JOSEPH MULI KIOKO & ANOTHER vs TROPIFLORA LIMITED [2004] KEHC 2504 (KLR)
Full Case Text
REPUBLIC OF KENYA
IN THE HIGH COURT OF KENYA
AT NAIROBI
CIVIL APPEAL NO 758 OF 2002
JOSEPH MULI KIOKO & ANOTHER …………………. APPELLANT
VERSUS
TROPIFLORA LIMITED ……………………………… RESPONDENT
JUDGMENT
The two Appellants here filed an action in the lower court for compensation for wrongful dismissal from employment, and for general and punitive damages for malicious prosecution.
While dismissing the claim for malicious prosecution, the lower court found that the Appellants were entitled to the claim for wrongful dismissal and awarded them loss of salary for one month in lieu of notice. The court declined to award severance pay.

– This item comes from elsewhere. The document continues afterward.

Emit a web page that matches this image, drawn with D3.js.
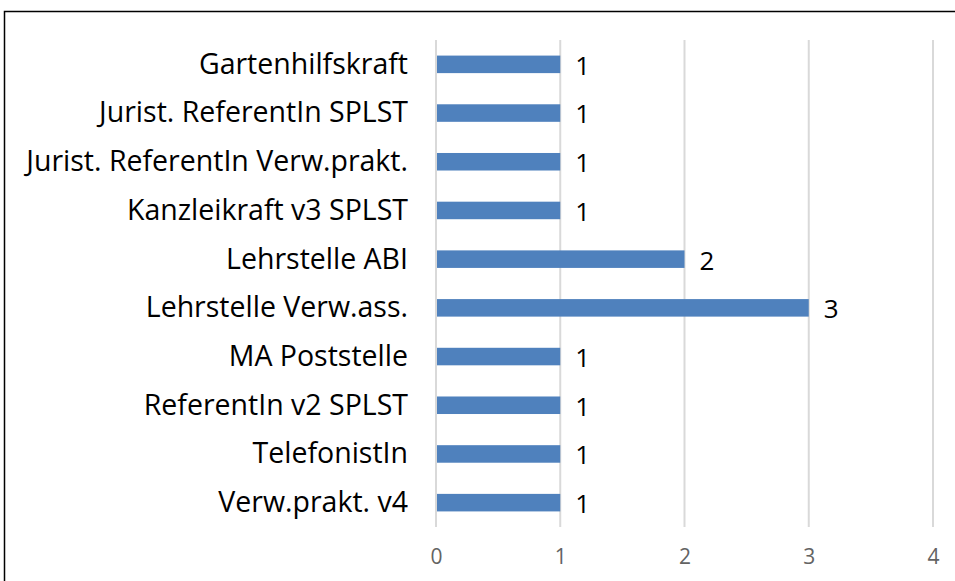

At the hearing of this appeal, the Appellants withdrew Ground 3 which related to general and punitive damages for wrongful dismissal. The only issue before this court is whether the Appellants were entitled to severance pay. Counsel for the Appellants argued that the terms of employment were governed by the letter of employment (Exhibits 1 and 6) which provided that the terms of employment would be governed by the Employment Act, Cap 229. According to the Act, Counsel submitted, the Court having found that the Appellants were wrongfully dismissed, they were rendered redundant, and, therefore, entitled to severance pay.
Both Counsels agreed that severance pay is applicable and payable only in the event of redundancy. The issue, therefore, is whether the Appellants had been declared, and laid off, as a result of redundancy. Redundancy is defined as follows in Section 2 of the Trade Disputes Act, Cap 226, Laws of Kenya.
“The loss of employment, occupation, job or career by involuntary means through no fault of an employee involving termination of employment at the initiative of the employer where the services of an employee are superfluous, and the practices commonly known as abolition of office, job or occupation and loss of employment due to the Kenyanization of a business but it does not include any such loss of employment by a domestic servant.”
There was no evidence before the lower court of the Appellants being laid off because of redundancy. Their employment was terminated because they absented themselves from work for ten days each. There is no evidence that the employer declared any of its employees, including the Appellants, redundant. Accordingly, the lower court was correct in coming to the conclusion that severance pay was not payable to the Appellants, and this appeal is, therefore, dismissed with costs to the Respondent.
Dated and delivered at Nairobi this 28th day of June, 2004.